Be Show Day Ready!
Don’t let a missing saddle pad, forgotten feed or road detours keep you from your show. Be well prepared for the travel, stay and daily needs when heading out to a show or other horse event. Here’s some advice from Triple Crown experts on being prepared and preventing “show day jitters” for you and your horse.
– Christina Boucher Reynolds, PAS, Triple Crown Regional Sales Manager SC/NC
“My main way to avoid show jitters is to have everything planned and packed ahead of time. I also like to make sure I have things for every way things could go ‘wrong’. Whether that’s a spare bridle, zip ties, change of clothes, etc. It reduces my anxiety when I know I have a contingency plan if something goes wrong with a piece of equipment or whatever. The other thing I do is make sure I am showing at a level that I am comfortable at. Even if I’m training at a higher level, I will drop down one level so that I know both myself and the horse are going to have a good positive experience. It’s easy when to make little mistakes or feel nervous under pressure, and going at a level you feel completely comfortable with is a great way to combat that. I also like to make sure that my horse, my outfit and my tack are looking good. I feel like it gives me an extra boost of confidence. I don’t usually have the fanciest or most expensive clothes and equipment, but they all fit well, are good quality and clean.”

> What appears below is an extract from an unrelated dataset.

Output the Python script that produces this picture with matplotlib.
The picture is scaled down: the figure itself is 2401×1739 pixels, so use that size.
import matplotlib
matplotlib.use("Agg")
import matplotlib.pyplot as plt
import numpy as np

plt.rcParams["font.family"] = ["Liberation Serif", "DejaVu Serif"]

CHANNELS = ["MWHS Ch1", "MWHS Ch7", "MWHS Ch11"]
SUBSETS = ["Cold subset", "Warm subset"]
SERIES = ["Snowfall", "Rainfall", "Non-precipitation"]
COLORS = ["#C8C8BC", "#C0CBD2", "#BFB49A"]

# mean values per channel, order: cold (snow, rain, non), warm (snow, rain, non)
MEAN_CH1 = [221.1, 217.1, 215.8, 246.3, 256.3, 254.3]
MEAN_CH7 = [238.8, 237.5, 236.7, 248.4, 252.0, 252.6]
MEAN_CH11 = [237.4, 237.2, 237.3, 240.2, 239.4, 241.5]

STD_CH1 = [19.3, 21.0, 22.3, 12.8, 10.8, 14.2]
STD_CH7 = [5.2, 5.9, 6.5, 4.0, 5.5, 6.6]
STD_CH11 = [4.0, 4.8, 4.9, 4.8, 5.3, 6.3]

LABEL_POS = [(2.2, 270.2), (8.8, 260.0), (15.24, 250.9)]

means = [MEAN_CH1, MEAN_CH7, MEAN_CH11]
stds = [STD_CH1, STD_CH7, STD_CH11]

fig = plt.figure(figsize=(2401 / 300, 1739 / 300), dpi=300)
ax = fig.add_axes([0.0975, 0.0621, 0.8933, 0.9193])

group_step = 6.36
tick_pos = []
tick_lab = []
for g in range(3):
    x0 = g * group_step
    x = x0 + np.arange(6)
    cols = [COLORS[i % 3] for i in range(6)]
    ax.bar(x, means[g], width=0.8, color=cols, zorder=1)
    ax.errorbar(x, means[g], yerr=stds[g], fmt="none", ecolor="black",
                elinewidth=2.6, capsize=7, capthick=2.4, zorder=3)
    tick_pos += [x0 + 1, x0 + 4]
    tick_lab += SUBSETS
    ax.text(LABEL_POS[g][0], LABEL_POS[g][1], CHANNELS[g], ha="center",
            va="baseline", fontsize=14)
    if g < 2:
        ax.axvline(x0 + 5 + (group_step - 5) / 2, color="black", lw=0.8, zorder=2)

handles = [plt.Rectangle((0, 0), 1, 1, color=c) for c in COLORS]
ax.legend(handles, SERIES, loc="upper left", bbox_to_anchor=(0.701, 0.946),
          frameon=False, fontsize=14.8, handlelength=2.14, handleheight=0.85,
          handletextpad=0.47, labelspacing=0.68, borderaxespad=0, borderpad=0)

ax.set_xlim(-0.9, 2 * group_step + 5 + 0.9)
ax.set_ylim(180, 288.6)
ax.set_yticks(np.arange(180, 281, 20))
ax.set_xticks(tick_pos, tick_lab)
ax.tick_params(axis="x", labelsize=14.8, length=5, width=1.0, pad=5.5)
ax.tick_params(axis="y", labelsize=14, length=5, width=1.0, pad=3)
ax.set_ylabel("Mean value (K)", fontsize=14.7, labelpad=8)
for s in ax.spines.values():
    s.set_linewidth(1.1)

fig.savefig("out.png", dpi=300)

-Terra Mitzel, Triple Crown Insider
“When preparing for a weekend barrel race, I like to make a detailed plan weeks ahead of time to ensure everything is packed and I don’t have to stress the night before. I make sure I pre-enter by the deadline, and I secure my stalls and anything else I would need. Two days out, I start packing my trailer with tack, horse feed, hay bags and water buckets. I find that by packing early, you have time to think of anything that may be forgotten. I will make a list for unique things like rubber bands, tail conditioner, hoses, fans, stall hooks…things that will help make the weekend go much smoother! The night before a race, I clean my horse(s) and run through the trailer (again) to make sure everything they need is packed. I then start to pack for myself. My goal is to make loading up a stress free and fast process. If I am headed to an arena I have never been to before, I always look up the facility ahead of time and also like to leave an hour or two sooner, so I have extra time. Once we get to a show, the very first thing I do is unload horses and fill their water buckets. I will then start unloading my tack and hay at the stalls before heading to park the trailer and unpack myself.
Pre-race mindsets are crucial for a successful run.

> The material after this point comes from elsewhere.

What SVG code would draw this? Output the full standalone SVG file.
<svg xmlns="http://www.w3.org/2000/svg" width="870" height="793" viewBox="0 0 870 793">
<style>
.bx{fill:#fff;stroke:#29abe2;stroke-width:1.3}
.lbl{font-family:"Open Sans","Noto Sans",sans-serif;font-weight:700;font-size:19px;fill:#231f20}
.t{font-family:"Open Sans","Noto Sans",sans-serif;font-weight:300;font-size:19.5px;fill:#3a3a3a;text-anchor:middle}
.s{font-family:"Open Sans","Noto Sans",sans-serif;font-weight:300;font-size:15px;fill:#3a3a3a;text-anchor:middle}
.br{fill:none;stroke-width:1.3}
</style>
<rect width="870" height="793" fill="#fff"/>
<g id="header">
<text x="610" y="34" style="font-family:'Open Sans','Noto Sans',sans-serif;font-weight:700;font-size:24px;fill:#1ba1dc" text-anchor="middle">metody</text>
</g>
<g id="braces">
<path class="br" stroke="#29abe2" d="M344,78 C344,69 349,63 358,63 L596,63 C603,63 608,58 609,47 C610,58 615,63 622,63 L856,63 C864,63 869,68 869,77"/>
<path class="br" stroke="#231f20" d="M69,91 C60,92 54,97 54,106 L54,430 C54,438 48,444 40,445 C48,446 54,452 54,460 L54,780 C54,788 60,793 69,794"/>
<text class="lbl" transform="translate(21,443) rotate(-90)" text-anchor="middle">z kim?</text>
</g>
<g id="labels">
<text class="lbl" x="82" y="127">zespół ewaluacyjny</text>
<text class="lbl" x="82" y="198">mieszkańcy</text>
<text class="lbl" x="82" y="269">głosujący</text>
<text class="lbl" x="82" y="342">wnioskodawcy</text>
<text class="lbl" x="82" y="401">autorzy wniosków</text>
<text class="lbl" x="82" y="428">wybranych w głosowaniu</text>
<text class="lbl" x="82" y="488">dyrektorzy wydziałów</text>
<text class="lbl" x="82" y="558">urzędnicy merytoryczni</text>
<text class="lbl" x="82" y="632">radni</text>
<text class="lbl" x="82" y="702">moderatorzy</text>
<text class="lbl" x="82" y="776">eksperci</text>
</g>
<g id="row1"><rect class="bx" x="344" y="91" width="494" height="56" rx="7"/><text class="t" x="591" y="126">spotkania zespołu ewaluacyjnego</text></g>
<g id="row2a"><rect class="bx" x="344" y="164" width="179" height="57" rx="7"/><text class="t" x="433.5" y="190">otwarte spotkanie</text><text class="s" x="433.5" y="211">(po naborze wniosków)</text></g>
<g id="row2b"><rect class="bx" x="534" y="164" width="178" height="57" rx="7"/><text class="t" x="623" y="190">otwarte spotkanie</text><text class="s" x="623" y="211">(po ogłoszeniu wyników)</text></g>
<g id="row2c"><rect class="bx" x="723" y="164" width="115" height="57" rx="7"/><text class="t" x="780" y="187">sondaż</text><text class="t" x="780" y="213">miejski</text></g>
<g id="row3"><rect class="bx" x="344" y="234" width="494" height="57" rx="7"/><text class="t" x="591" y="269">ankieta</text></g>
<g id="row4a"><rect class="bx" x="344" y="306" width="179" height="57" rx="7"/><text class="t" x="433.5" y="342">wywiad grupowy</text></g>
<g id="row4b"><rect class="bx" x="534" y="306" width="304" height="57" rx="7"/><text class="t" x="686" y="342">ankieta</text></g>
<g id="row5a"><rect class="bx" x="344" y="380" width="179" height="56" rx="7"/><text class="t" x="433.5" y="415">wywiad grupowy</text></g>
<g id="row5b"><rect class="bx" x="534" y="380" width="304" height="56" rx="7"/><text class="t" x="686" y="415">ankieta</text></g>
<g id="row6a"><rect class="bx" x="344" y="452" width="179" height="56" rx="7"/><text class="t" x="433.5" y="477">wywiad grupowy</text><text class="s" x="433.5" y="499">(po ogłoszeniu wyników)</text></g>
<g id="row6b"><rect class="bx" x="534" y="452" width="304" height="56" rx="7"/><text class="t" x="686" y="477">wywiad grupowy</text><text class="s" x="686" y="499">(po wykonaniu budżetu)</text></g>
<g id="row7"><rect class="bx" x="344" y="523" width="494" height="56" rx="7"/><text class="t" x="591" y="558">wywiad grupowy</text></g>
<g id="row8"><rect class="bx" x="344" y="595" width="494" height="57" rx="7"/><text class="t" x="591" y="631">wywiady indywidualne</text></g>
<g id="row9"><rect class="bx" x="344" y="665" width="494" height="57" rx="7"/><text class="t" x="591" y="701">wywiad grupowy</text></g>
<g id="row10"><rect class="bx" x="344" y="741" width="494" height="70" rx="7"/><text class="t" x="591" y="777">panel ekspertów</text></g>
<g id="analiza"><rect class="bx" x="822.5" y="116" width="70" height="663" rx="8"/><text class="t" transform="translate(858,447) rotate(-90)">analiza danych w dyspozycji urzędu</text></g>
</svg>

I like to start tacking my horses up about 40 minutes before I race so my stress/anxiety levels stay down. About 30 minutes out, I warm the horses up and then sit for 10 minutes outside of the arena to focus. I run through the pattern in my head and visualize the layout of the arena. I am just as competitive as the next person, but also remind myself that no matter what happens, I am thankful to be riding some amazing animals. As soon as my run is over, good, bad, clean or not clean, I make sure my horses know they did amazing.”

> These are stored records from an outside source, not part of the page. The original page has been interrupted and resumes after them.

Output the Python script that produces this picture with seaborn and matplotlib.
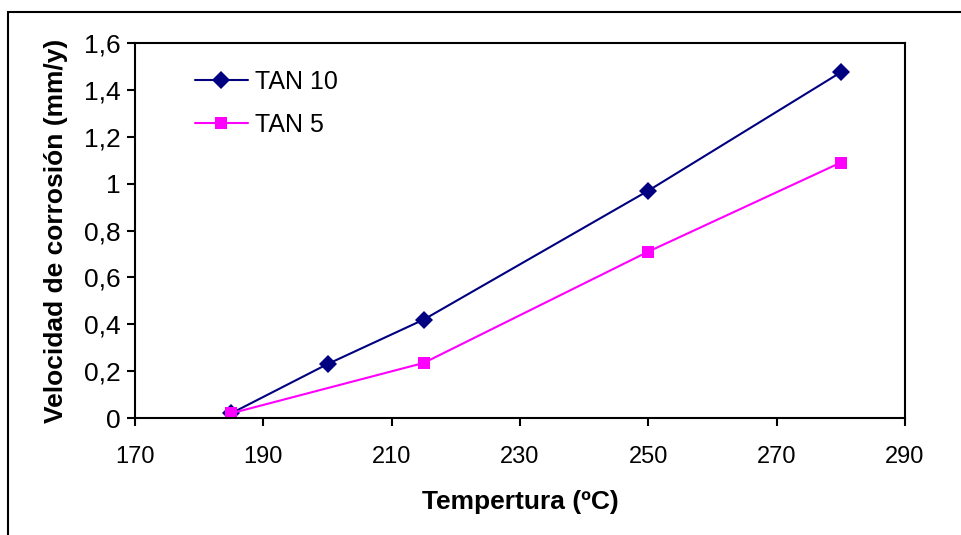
import matplotlib
matplotlib.use("Agg")
import matplotlib.pyplot as plt
import seaborn as sns
import pandas as pd
from matplotlib.ticker import FuncFormatter
from matplotlib.patches import Rectangle

temp_tan10 = [185, 200, 215, 250, 280]
vel_tan10 = [0.02, 0.23, 0.42, 0.97, 1.475]
temp_tan5 = [185, 215, 250, 280]
vel_tan5 = [0.02, 0.235, 0.71, 1.09]
x_ticks = [170, 190, 210, 230, 250, 270, 290]
y_ticks = [0, 0.2, 0.4, 0.6, 0.8, 1.0, 1.2, 1.4, 1.6]

df = pd.concat([
    pd.DataFrame({"T": temp_tan10, "V": vel_tan10, "serie": "TAN 10"}),
    pd.DataFrame({"T": temp_tan5, "V": vel_tan5, "serie": "TAN 5"}),
], ignore_index=True)

sns.set_theme(style="white")
plt.rcParams["font.family"] = ["Liberation Sans", "DejaVu Sans"]
plt.rcParams["text.color"] = "black"
plt.rcParams["axes.labelcolor"] = "black"
plt.rcParams["xtick.color"] = "black"
plt.rcParams["ytick.color"] = "black"

fig = plt.figure(figsize=(9.61, 5.35), dpi=100)
ax = fig.add_axes([135/961, 1-418/535, (905-135)/961, (418-43)/535])

sns.lineplot(data=df, x="T", y="V", hue="serie", style="serie",
             palette={"TAN 10": "#000080", "TAN 5": "#FF00FF"},
             markers={"TAN 10": "D", "TAN 5": "s"}, dashes=False,
             markersize=9, markeredgewidth=0, linewidth=1.5, ax=ax, sort=False)

ax.set_xlim(170, 290)
ax.set_ylim(0, 1.6)
ax.set_xticks(x_ticks)
ax.set_yticks(y_ticks)
def fmt(v, p):
    s = f"{v:.1f}".rstrip("0").rstrip(".")
    return s.replace(".", ",")
ax.yaxis.set_major_formatter(FuncFormatter(fmt))
ax.tick_params(axis="both", direction="out", length=6, width=1.5, color="black",
               labelcolor="black", bottom=True, left=True)
ax.tick_params(axis="y", labelsize=19, pad=4)
ax.tick_params(axis="x", labelsize=17, pad=14)
for s in ax.spines.values():
    s.set_color("black")
    s.set_linewidth(1.5)

ax.set_xlabel("Tempertura (ºC)", fontsize=19, fontweight="bold", labelpad=16, color="black")
ax.set_ylabel("Velocidad de corrosión (mm/y)", fontsize=19, fontweight="bold", labelpad=12, color="black")

leg = ax.legend(loc="upper left", bbox_to_anchor=((195-135)/770, 1 - (70-43)/375),
                frameon=False, fontsize=18, handlelength=2.1, handletextpad=0.3,
                labelspacing=0.75, borderpad=0, borderaxespad=0, title=None)
for t in leg.get_texts():
    t.set_color("black")

fig.patches.append(Rectangle((8/961, -0.1), 1.2, 1 - 12/535 + 0.1,
                             transform=fig.transFigure, fill=False,
                             edgecolor="black", linewidth=1.5))
fig.savefig("out.png", dpi=100)
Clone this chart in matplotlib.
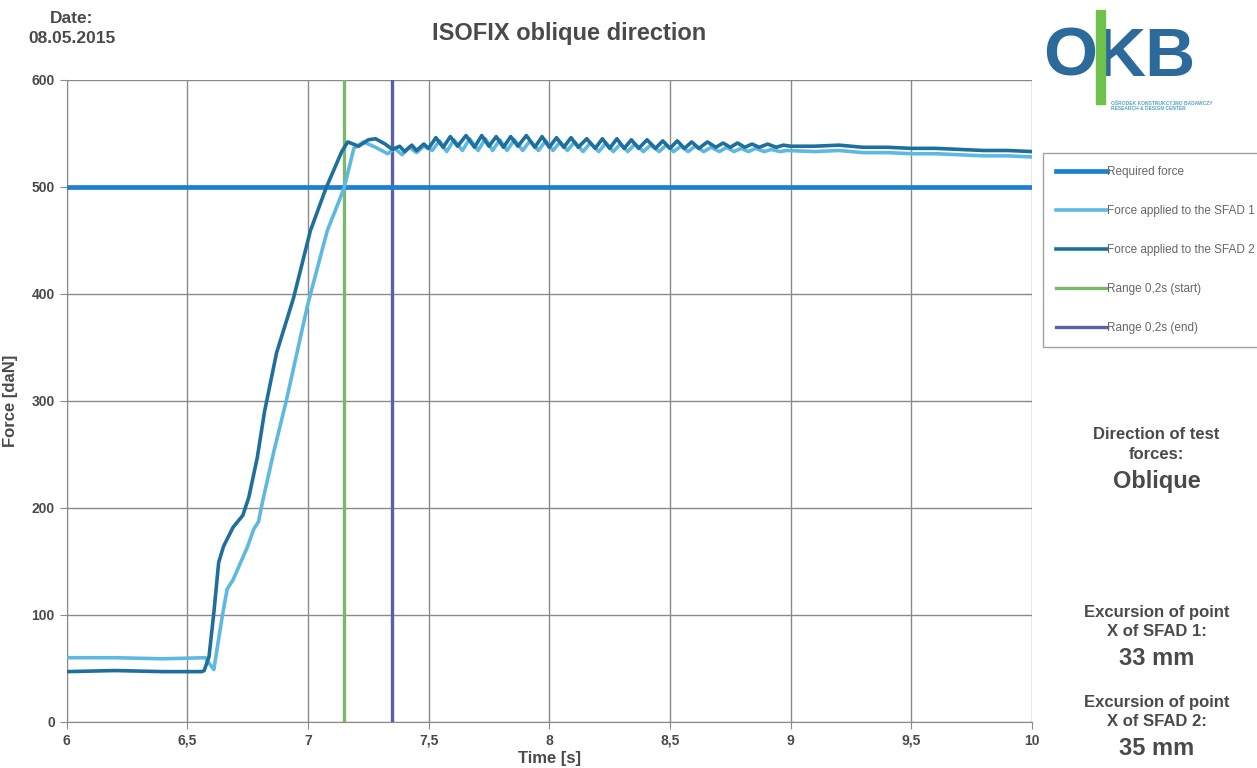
import numpy as np
import matplotlib
matplotlib.use('Agg')
import matplotlib.pyplot as plt
from matplotlib.patches import Rectangle

plt.rcParams['font.family'] = ['Liberation Sans', 'DejaVu Sans']
plt.rcParams['font.weight'] = 'bold'

# Colors
clr_req = '#1f7fd2'
clr_s1 = '#5db8e2'
clr_s2 = '#1f6f9e'
clr_start = '#7bb86c'
clr_end = '#5b5ea8'
clr_txt = '#4a4a4a'

# Data
required_force = 500
range_start = 7.15
range_end = 7.35

t_s2 = [6.0, 6.2, 6.4, 6.56, 6.57, 6.59, 6.61, 6.63, 6.65, 6.69, 6.73, 6.755, 6.79, 6.82,
        6.87, 6.94, 7.01, 7.075, 7.14, 7.165, 7.21, 7.25, 7.28, 7.32, 7.35, 7.38, 7.40,
        7.43, 7.45, 7.48,
        7.50, 7.53, 7.56, 7.59, 7.62, 7.655, 7.69, 7.72, 7.75, 7.78, 7.81, 7.84, 7.87,
        7.905, 7.94, 7.97, 8.00, 8.03, 8.06, 8.09, 8.12, 8.155, 8.19, 8.22, 8.25, 8.28,
        8.31, 8.34, 8.37, 8.405, 8.44, 8.47, 8.50, 8.53, 8.56, 8.59, 8.62, 8.655, 8.69,
        8.72, 8.75, 8.78, 8.81, 8.84, 8.87, 8.905, 8.94, 8.97, 9.00,
        9.1, 9.2, 9.3, 9.4, 9.5, 9.6, 9.7, 9.8, 9.9, 10.0]
f_s2 = [47, 48, 47, 47, 48, 61, 102, 149, 164, 182, 193, 210, 247, 290,
        345, 396, 459, 499, 533, 542, 538, 544, 545, 540, 535, 538, 533,
        539, 534, 540,
        536, 546, 537, 547, 538, 548, 537, 548, 538, 547, 537, 547, 538,
        548, 537, 547, 537, 546, 537, 546, 537, 545, 536, 545, 536, 545,
        536, 544, 536, 544, 536, 543, 536, 543, 536, 542, 536, 542, 537,
        541, 537, 541, 537, 540, 537, 540, 537, 539, 538,
        538, 539, 537, 537, 536, 536, 535, 534, 534, 533]

t_s1 = [6.0, 6.2, 6.4, 6.575, 6.59, 6.61, 6.645, 6.665, 6.69, 6.75, 6.775, 6.795, 6.81,
        6.86, 6.91, 7.0, 7.08, 7.15, 7.19, 7.23, 7.28, 7.33, 7.36, 7.39, 7.42, 7.45, 7.48,
        7.515, 7.545, 7.575, 7.605, 7.64, 7.67, 7.705, 7.735, 7.765, 7.795, 7.825, 7.855,
        7.89, 7.92, 7.955, 7.985, 8.015, 8.045, 8.075, 8.105, 8.14, 8.17, 8.205, 8.235,
        8.265, 8.295, 8.325, 8.355, 8.39, 8.42, 8.455, 8.485, 8.515, 8.545, 8.575, 8.605,
        8.64, 8.67, 8.705, 8.735, 8.765, 8.795, 8.825, 8.855, 8.89, 8.92, 8.955, 8.985,
        9.1, 9.2, 9.3, 9.4, 9.5, 9.6, 9.7, 9.8, 9.9, 10.0]
f_s1 = [60, 60, 59, 60, 55, 49, 99, 124, 133, 164, 180, 187, 204,
        254, 300, 391, 459, 499, 536, 542, 537, 531, 536, 530, 537, 532, 538,
        534, 543, 533, 544, 534, 545, 534, 545, 534, 544, 534, 544,
        534, 543, 534, 543, 534, 542, 534, 542, 533, 541, 533, 541,
        533, 540, 533, 540, 533, 539, 533, 539, 533, 538, 533, 538,
        533, 537, 533, 537, 533, 536, 533, 536, 533, 535, 533, 534,
        533, 534, 532, 532, 531, 531, 530, 529, 529, 528]

x_ticks = [6, 6.5, 7, 7.5, 8, 8.5, 9, 9.5, 10]
x_labels = ['6', '6,5', '7', '7,5', '8', '8,5', '9', '9,5', '10']
y_ticks = [0, 100, 200, 300, 400, 500, 600]

# Figure
fig = plt.figure(figsize=(12.57, 7.68), dpi=100)
ax = fig.add_axes([0.053, 0.060, 0.768, 0.836])

ax.plot([6, 10], [required_force, required_force], c=clr_req, lw=3.4, label='Required force', zorder=3)
ax.plot(t_s1, f_s1, c=clr_s1, lw=2.6, label='Force applied to the SFAD 1', zorder=4)
ax.plot(t_s2, f_s2, c=clr_s2, lw=2.6, label='Force applied to the SFAD 2', zorder=5)
ax.axvline(range_start, c=clr_start, lw=2.4, label='Range 0,2s (start)', zorder=2)
ax.axvline(range_end, c=clr_end, lw=2.4, label='Range 0,2s (end)', zorder=2)

ax.set(xlim=(6, 10), ylim=(0, 600))
ax.set_xticks(x_ticks)
ax.set_xticklabels(x_labels)
ax.set_yticks(y_ticks)
ax.grid(True, color='#8a8a8a', lw=1.0)
ax.set_axisbelow(True)
for s in ['top', 'right']:
    ax.spines[s].set_visible(False)
for s in ['left', 'bottom']:
    ax.spines[s].set_color('#8a8a8a')
ax.tick_params(direction='out', length=5, color='#8a8a8a', labelsize=10, labelcolor=clr_txt)
ax.set_xlabel('Time [s]', fontsize=12, fontweight='bold', color=clr_txt, labelpad=2)
ax.set_ylabel('Force [daN]', fontsize=12, fontweight='bold', color=clr_txt, labelpad=10)

# Legend
leg = fig.legend(loc='upper left', bbox_to_anchor=(0.830, 0.801), fontsize=8.5,
                 frameon=True, fancybox=False, edgecolor='#8a8a8a', handlelength=4.3,
                 handletextpad=0.0, labelspacing=2.3, borderpad=1.1, borderaxespad=0)
for txt in leg.get_texts():
    txt.set_color('#666666')
    txt.set_fontweight('normal')

# Texts
fig.text(0.057, 0.963, 'Date:\n08.05.2015', ha='center', va='center', fontsize=12.5,
         color=clr_txt, linespacing=1.45)
fig.text(0.453, 0.957, 'ISOFIX oblique direction', ha='center', va='center', fontsize=17,
         color=clr_txt)
fig.text(0.920, 0.421, 'Direction of test\nforces:', ha='center', va='center', fontsize=12,
         color=clr_txt, linespacing=1.4)
fig.text(0.920, 0.373, 'Oblique', ha='center', va='center', fontsize=17, color=clr_txt)
fig.text(0.920, 0.190, 'Excursion of point\nX of SFAD 1:', ha='center', va='center', fontsize=12,
         color=clr_txt, linespacing=1.4)
fig.text(0.920, 0.142, '33 mm', ha='center', va='center', fontsize=17, color=clr_txt)
fig.text(0.920, 0.073, 'Excursion of point\nX of SFAD 2:', ha='center', va='center', fontsize=12,
         color=clr_txt, linespacing=1.4)
fig.text(0.920, 0.025, '35 mm', ha='center', va='center', fontsize=17, color=clr_txt)

# Logo
fig.text(0.851, 0.925, 'O', ha='center', va='center', fontsize=50, color='#2b6a9b')
fig.text(0.911, 0.925, 'KB', ha='center', va='center', fontsize=50, color='#2b6a9b')
fig.add_artist(Rectangle((0.872, 0.865), 0.007, 0.122, transform=fig.transFigure,
                         color='#6cc24a', zorder=5))
fig.text(0.884, 0.862, 'OŚRODEK KONSTRUKCYJNO BADAWCZY\nRESEARCH & DESIGN CENTER', ha='left',
         va='center', fontsize=3.5, color='#4fa3c8', linespacing=1.2)

fig.savefig('out.png', dpi=100)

-Katie Wimer, Triple Crown Regionals Sales Manager- VA
“Preparation is the key to success” – Alexander Graham Bell
“I found over the years showing in the Hunter/Jumpers, the best way to calm my show day jitters is to be as prepared as possible. I always make sure my show clothes, boots and tack are cleaned as soon as I am done showing so they are ready for the next show and I am not scrambling to pull everything together the day before. Practicing and preparing at home is what creates a great, jitter free horse show experience, for you and your horse. Once I am at the show, I like to give myself plenty of time to learn my course and watch a few riders in the divisions before me ride the course to see how it is. Once I learn the course, I visualize myself and the horse riding the course. I ride through the whole thing, taking into account places where I know my horse may have a tendency to drift. I visualize every step of a perfect round from the first foot in the ring until I exit. Then when I step in the ring, my horse can feed off my confidence, instead of my anxiety. It may not go perfectly, but if I visualize the whole course, we can get back on track if something doesn’t go right, rather than spiraling out of control during the rest of the ride. Remember, horse showing is supposed to be fun. Prepare at home and go have fun at the show!”